This is the artiest photo I have ever taken:
Isn’t that hilarious?
It’s two produce bags and a pair of Mr. Dingo Jones’s socks hanging off my little underpants-drying doodad in my front courtyard.
And yet ask me to take a picture of a human being! Yeesh! Blur city.
I love that drying doodad. My freshman year in college, one of the Japanese exchange students who lived on my floor had one, so the minute I got home for Christmas break I marched over to the Container Store to get me one. IF I bought it before my birthday, that means I bought it when I was 17, which means that I have had that thing for 25 years.
For a quarter of a century I have hauled it around the country and hung undies from it that have ranged from butt-floss to granny.
(The granny pants made a brief appearance after I had abdominal surgery. I needed them so I didn’t feel like my guts would fall out.)
87uuuuuuuuuuuuuuuuuuuuuuuuuuuuuuuuuuuuuuuuu: that’s from Jinx.

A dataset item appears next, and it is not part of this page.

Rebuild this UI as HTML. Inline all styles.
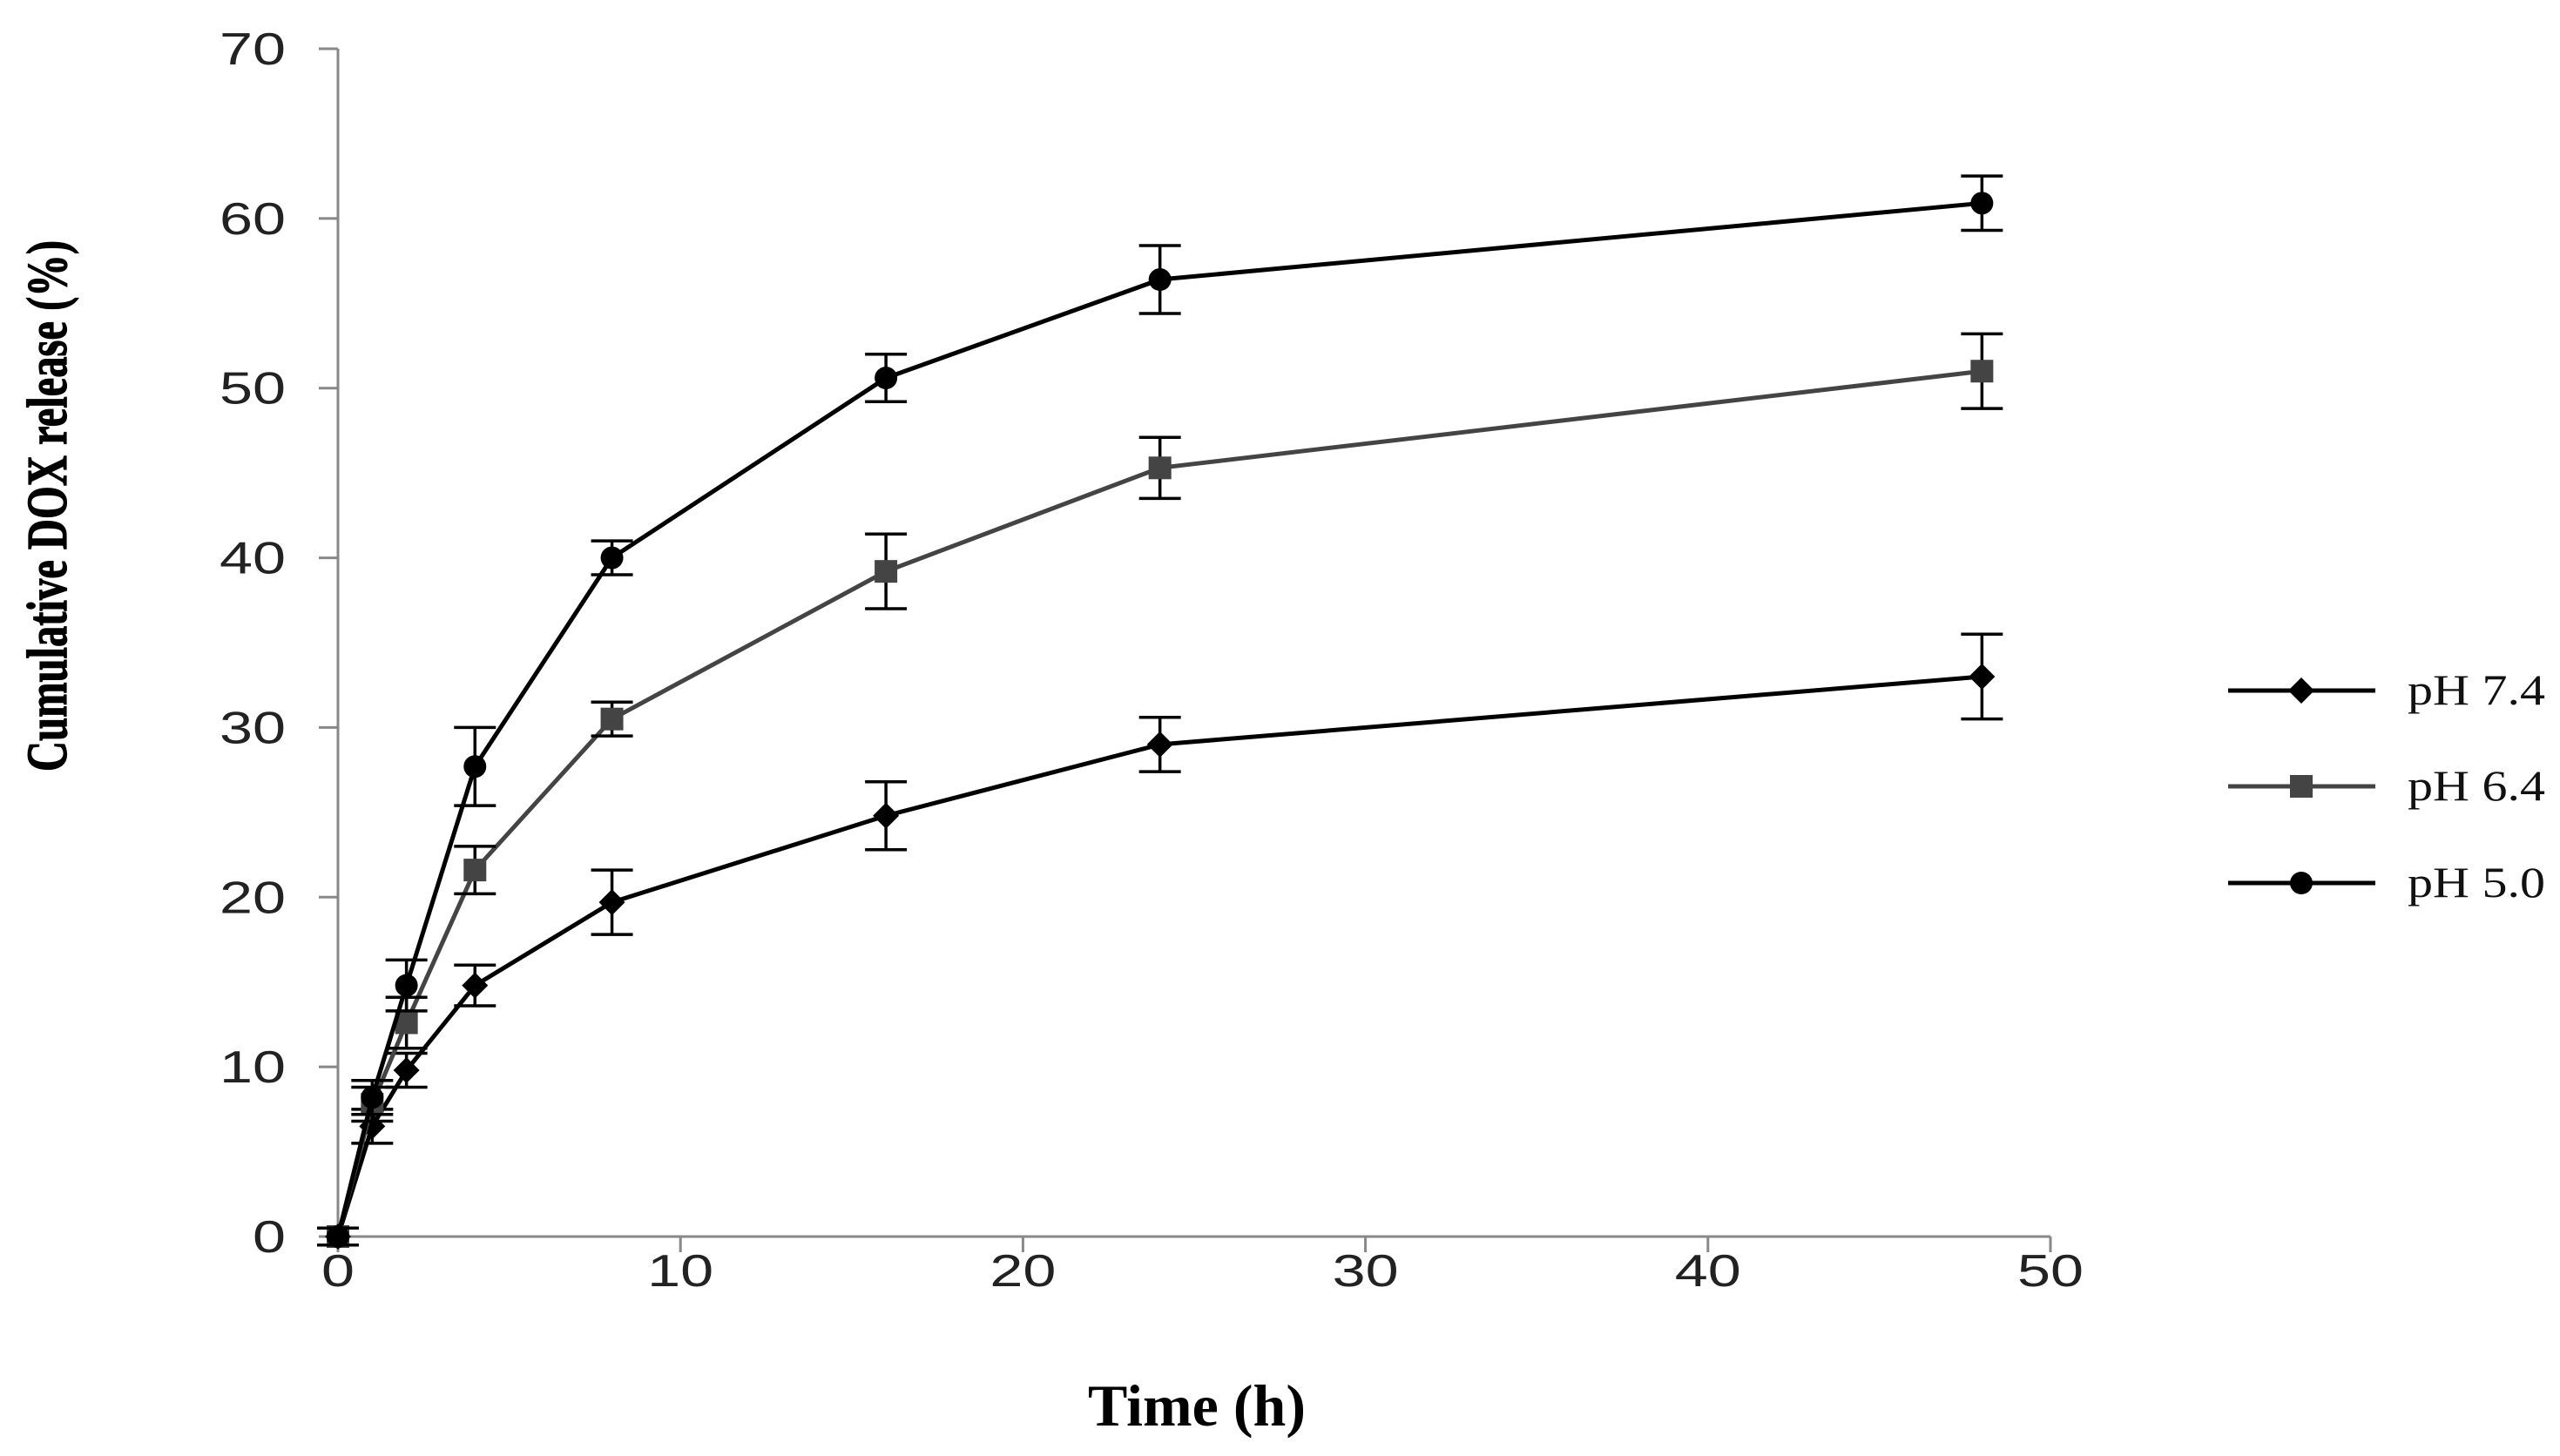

I had a little moment when I realized that my daily silverware, which I clearly remember buying, is 32 years old. Then, I took household inventory and realized that I was living in a retro art installation.
Right? Are there people who buy new silverware regularly? Or new dishes? I can’t imagine being that way.
Perhaps people who throw dishes buy new ones regularly. Or people who are more than unusually clumsy, or have teenage boys in their households. Although I think we might be eating off melamine when we get to that age.
Ours has not broken any dishes yet – only cars and our George Foreman grill.
Northridge earthquake broke every plate in the house. And cups. And saucers. So I had to go out and buy new ones.
Wait, that was eighteen years ago. Still living in a retro exhibit.
We’re a bunch of fusty old cranks up in here.